TASK DETAILS — Copy exactly the lines from the start of the material through the line with "from matplotlib.transforms import". Pictures stay out of the copy.

--- Begin ROWS ---

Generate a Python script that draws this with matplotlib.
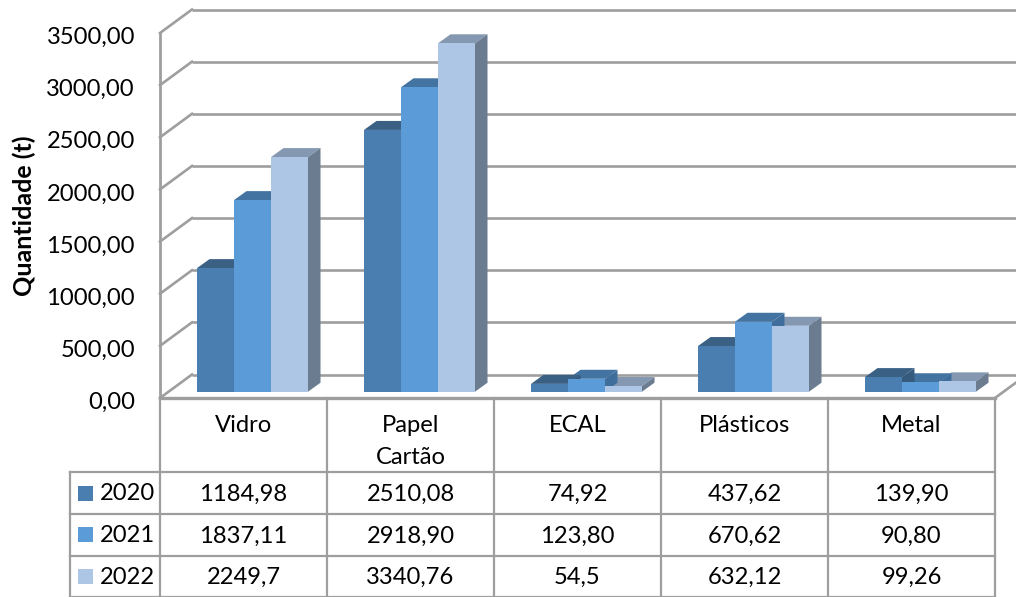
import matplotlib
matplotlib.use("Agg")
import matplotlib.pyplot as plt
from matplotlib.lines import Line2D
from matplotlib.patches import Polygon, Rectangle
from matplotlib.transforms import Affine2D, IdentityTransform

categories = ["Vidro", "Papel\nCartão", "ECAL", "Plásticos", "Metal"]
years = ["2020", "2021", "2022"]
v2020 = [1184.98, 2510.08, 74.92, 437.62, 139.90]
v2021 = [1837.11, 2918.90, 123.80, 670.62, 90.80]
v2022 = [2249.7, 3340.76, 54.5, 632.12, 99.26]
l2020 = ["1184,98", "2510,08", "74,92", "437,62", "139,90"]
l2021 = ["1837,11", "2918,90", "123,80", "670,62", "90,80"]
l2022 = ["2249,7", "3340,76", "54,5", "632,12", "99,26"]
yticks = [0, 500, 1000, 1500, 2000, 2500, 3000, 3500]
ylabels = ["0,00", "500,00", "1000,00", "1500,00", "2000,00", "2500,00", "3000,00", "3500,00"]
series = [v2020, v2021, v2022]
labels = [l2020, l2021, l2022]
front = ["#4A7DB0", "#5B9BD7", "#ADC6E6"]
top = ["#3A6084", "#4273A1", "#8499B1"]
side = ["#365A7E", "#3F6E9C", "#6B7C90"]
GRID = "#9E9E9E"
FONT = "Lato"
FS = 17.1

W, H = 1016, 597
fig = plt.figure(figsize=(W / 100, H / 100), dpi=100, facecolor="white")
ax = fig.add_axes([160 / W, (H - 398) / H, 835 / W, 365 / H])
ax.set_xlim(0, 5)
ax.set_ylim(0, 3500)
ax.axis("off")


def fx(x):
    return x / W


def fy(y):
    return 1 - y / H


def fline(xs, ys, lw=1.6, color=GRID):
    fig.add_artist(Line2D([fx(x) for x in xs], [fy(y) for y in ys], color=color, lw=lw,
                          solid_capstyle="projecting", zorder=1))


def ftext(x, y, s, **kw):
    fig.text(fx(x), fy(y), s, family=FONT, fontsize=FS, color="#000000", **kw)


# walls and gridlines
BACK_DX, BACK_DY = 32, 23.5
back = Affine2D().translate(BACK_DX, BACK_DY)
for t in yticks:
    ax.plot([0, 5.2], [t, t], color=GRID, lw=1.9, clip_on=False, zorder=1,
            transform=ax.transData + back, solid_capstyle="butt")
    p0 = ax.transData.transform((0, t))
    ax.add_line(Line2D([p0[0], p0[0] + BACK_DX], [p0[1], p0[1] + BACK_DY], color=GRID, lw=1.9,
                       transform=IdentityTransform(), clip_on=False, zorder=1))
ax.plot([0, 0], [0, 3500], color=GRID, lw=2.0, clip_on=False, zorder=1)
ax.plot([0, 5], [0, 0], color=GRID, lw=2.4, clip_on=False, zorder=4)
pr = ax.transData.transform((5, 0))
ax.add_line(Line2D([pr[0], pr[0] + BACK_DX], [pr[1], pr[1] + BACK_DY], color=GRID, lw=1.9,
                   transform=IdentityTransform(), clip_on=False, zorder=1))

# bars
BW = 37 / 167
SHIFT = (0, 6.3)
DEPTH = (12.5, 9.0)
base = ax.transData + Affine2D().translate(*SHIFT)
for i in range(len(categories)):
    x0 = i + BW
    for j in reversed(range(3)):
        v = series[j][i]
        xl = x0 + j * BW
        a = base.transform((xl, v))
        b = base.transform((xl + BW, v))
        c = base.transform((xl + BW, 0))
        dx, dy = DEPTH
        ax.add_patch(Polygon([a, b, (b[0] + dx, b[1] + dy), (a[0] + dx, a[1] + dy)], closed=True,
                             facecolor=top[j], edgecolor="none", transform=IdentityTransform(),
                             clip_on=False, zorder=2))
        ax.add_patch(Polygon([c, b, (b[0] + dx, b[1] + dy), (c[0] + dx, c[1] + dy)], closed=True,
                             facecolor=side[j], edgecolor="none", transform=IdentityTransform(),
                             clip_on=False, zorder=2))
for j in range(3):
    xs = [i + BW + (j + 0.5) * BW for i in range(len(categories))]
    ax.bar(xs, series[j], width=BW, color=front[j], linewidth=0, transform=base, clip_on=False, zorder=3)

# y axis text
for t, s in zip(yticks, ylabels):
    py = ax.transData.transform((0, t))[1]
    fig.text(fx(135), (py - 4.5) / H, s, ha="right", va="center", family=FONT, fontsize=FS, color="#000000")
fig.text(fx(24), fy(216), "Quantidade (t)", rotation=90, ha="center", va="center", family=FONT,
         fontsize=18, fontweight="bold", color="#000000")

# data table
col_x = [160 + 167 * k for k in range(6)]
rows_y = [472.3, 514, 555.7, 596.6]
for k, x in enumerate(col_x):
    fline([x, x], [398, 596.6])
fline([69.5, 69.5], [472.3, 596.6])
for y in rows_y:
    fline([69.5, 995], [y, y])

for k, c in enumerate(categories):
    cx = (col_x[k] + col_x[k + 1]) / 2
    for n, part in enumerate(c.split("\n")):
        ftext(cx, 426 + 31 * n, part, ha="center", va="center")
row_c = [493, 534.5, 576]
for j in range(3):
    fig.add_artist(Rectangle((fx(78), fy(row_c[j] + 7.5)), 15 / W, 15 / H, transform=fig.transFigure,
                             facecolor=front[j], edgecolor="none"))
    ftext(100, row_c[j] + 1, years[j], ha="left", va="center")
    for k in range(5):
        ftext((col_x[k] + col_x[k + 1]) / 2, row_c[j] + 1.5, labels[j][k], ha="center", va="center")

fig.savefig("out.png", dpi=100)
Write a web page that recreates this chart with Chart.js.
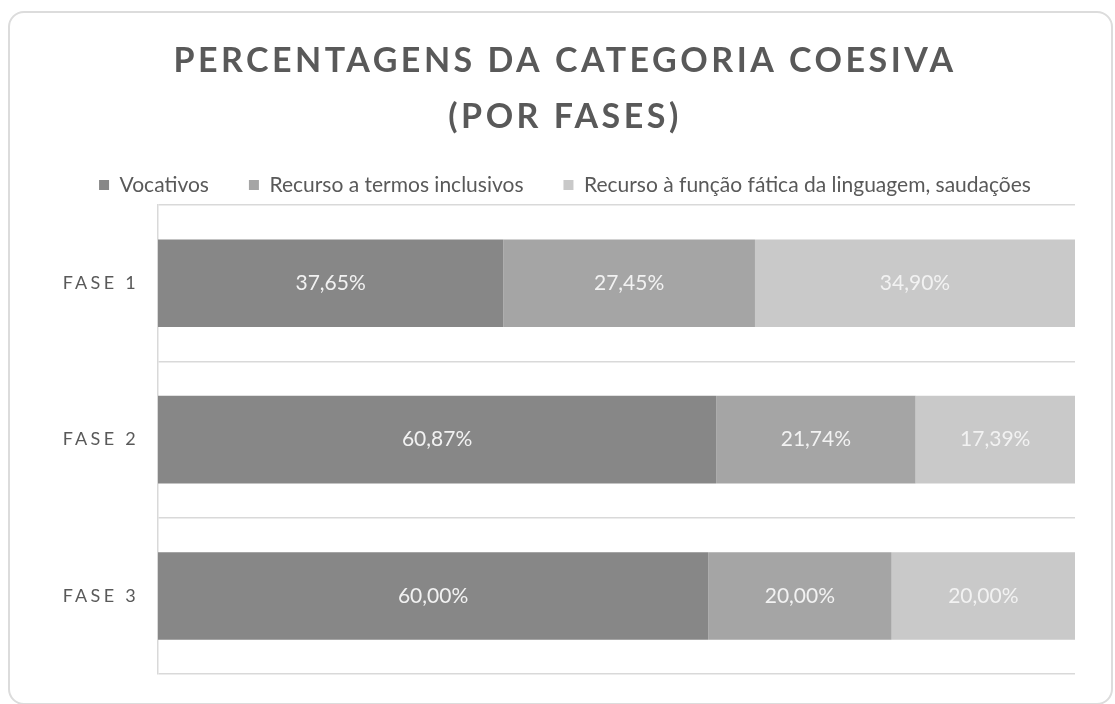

--- End ROWS ---

ANSWER IN FULL —
Generate a Python script that draws this with matplotlib.
import matplotlib
matplotlib.use("Agg")
import matplotlib.pyplot as plt
from matplotlib.lines import Line2D
from matplotlib.patches import Polygon, Rectangle
from matplotlib.transforms import Affine2D, IdentityTransform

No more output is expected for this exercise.